Monday, March 3, 2008

San Diego Ready to Build Up, Not Out

For the first time since 1979, the City of San Diego is reviewing and updating its general plan for growth and development. The report is more than 300 pages long and not even *I* am nerd enough to read it all (ok, not yet), but it's kicking up quite a stir as it recommends a rather dramatic shift to infill, redevelopment and other building up instead of out priorities. Why the shift? Well, there's no more room. As the U-T points out, only 4% of San Diego remains open for new development. Which means it's time to start thinking like an actual city instead of neverending suburbia.

This notion has of course stirred up plenty of controversy. Some of it is legitimate, like Councilmember Donna Frye's concerns about infrastructure and services keeping up with increased density. Some of it is mostly just people just trying to cover their own butts without regard for the broader picture. I'm all for making sure that the projects are executed correctly, but criticisms along the lines of "if it's done wrong, it'll be bad" really don't help me much.

Calitics has, on many occasions, discussed the need to change the way California thinks about development. Robert in Monterey has led the way on the notion that building density and a non-car based transportation system is key to the next generation of planning. So while I'm cynical like many people around town who say "The plan has these wonderful platitudes but on every page," I'm also encouraged by just the notion of setting a goal of building forward-thinking urban density.

San Diego's take on it will apparently focus on these ten priorities:

The proposed new blueprint for San Diego is guided by 10 principles. They are:

An open-space network formed by parks, canyons, river valleys, habitats, beaches and ocean.
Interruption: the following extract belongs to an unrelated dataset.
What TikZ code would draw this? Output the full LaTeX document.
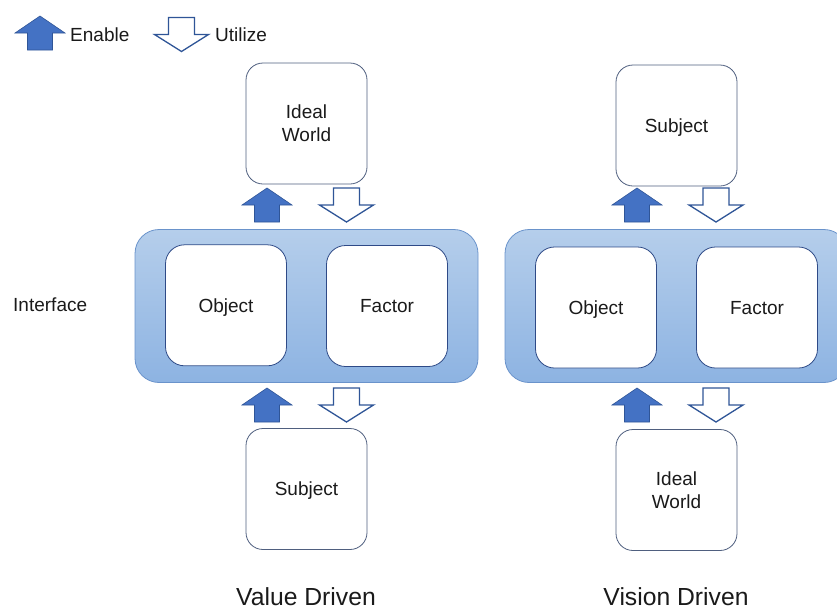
\documentclass[tikz,border=0pt]{standalone}
\usepackage{fontspec}
\setmainfont{Liberation Sans}
\definecolor{enablefill}{HTML}{4472C4}
\definecolor{arrowline}{HTML}{2F5597}
\definecolor{boxline}{HTML}{4F5F7F}
\definecolor{innerline}{HTML}{2E4A87}
\definecolor{ifacetop}{HTML}{B5CEEB}
\definecolor{ifacebot}{HTML}{8DB3E2}
\definecolor{ifaceline}{HTML}{6A93CB}
\definecolor{txt}{HTML}{1A1A1A}
\begin{document}
\begin{tikzpicture}[x=1pt,y=-1pt,
  box/.style={draw=boxline, line width=0.8pt, fill=white, rounded corners=17pt,
    minimum width=121pt, minimum height=121pt, inner sep=0pt, align=center,
    text=txt, font=\fontsize{19}{23.3}\selectfont},
  innerbox/.style={box, draw=innerline, rounded corners=19pt},
  oneline/.style={text height=13.6pt, text depth=0pt},
  iface/.style={draw=ifaceline, line width=0.8pt, rounded corners=24pt,
    top color=ifacetop, bottom color=ifacebot,
    minimum width=343pt, minimum height=153pt, inner sep=0pt},
  plain/.style={text=txt, font=\fontsize{19}{23}\selectfont, inner sep=0pt, oneline},
  title/.style={text=txt, font=\fontsize{24.7}{28}\selectfont, inner sep=0pt},
  pics/enablearrow/.style={code={
    \draw[draw=arrowline, fill=enablefill, line width=0.6pt, line join=miter]
      (-25,0) -- (0,-17) -- (25,0) -- (12.5,0) -- (12.5,17) -- (-12.5,17) -- (-12.5,0) -- cycle;}},
  pics/utilizearrow/.style={code={
    \draw[draw=arrowline, fill=white, line width=1.3pt, line join=miter]
      (-13,-17) -- (13,-17) -- (13,0) -- (27,0) -- (0,17) -- (-27,0) -- (-13,0) -- cycle;}}
]
\path[use as bounding box] (0,0) rectangle (837,608);
\clip (0,0) rectangle (837,608);

% legend
\pic at (40,33) {enablearrow};
\node[plain, anchor=west] (lgenable) at (70,35) {Enable};
\pic at (181.5,34.5) {utilizearrow};
\node[plain, anchor=west] (lgutilize) at (215,35) {Utilize};

\node[plain, anchor=west] (ifacelabel) at (13,305) {Interface};

% value driven column
\node[box] (vtop) at (306.5,123.5) {Ideal\\World};
\node[iface] (viface) at (306.5,306) {};
\node[innerbox, oneline] (vobj) at (226,305.3) {Object};
\node[innerbox, oneline] (vfac) at (387,306) {Factor};
\node[box, oneline] (vbot) at (306.5,489) {Subject};
\pic at (267,205) {enablearrow};
\pic at (346.5,205) {utilizearrow};
\pic at (267,405) {enablearrow};
\pic at (346.5,405) {utilizearrow};
\node[title, anchor=base] (vtitle) at (306,605) {Value Driven};

% vision driven column
\node[box, oneline] (ntop) at (676.5,125.5) {Subject};
\node[iface] (niface) at (676.5,306) {};
\node[innerbox, oneline] (nobj) at (596,307.5) {Object};
\node[innerbox, oneline] (nfac) at (757,307.5) {Factor};
\node[box] (nbot) at (676.5,490) {Ideal\\World};
\pic at (637,205) {enablearrow};
\pic at (716,205) {utilizearrow};
\pic at (637,405) {enablearrow};
\pic at (716,405) {utilizearrow};
\node[title, anchor=base] (ntitle) at (676,605) {Vision Driven};
\end{tikzpicture}
\end{document}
Diverse residential communities formed by the open-space network.

Compact and walkable mixed-use villages.

Employment centers for a strong economy.

A regional transportation network of walkways, bikeways, transit, roadways and freeways that link communities to each other and to employment centers.

High quality, affordable and well-maintained public facilities.

Historic districts and sites that respect San Diego's heritage.

Balanced communities that offer opportunities for all San Diegans.

A clean and sustainable environment.

A high aesthetic standard.
Mayor Jerry Sanders, in a serious battle with fellow right-winger Steve Francis (hitting from the left and the right cause there's no major Dem in the race) for November's mayoral election, is dusting off his anti-labor credentials by complaining about the promotion of living wage regulation for low-wage industries like, say, tourism. Center for Policy Initiatives has coincidentally (not at all a coincidence) reminded San Diegans this week that the local economy has not exactly been churning out the big bucks (pdf). Via email:

In San Diego County, two-thirds of all jobs created since 1990 are in the bottom third of wage levels -- with median pay of $24,500 a year. Research from the California Budget Project shows that even a person living alone needs $28,000 a year to meet basic living expenses in our county.

Nice. So San Diego is producing jobs that pay too little to live in San Diego, thus the living wage is a bad idea. Clearly. Living is bad. Affording to live in San Diego is bad for the local economy. Jerry Sanders is an economic mastermind.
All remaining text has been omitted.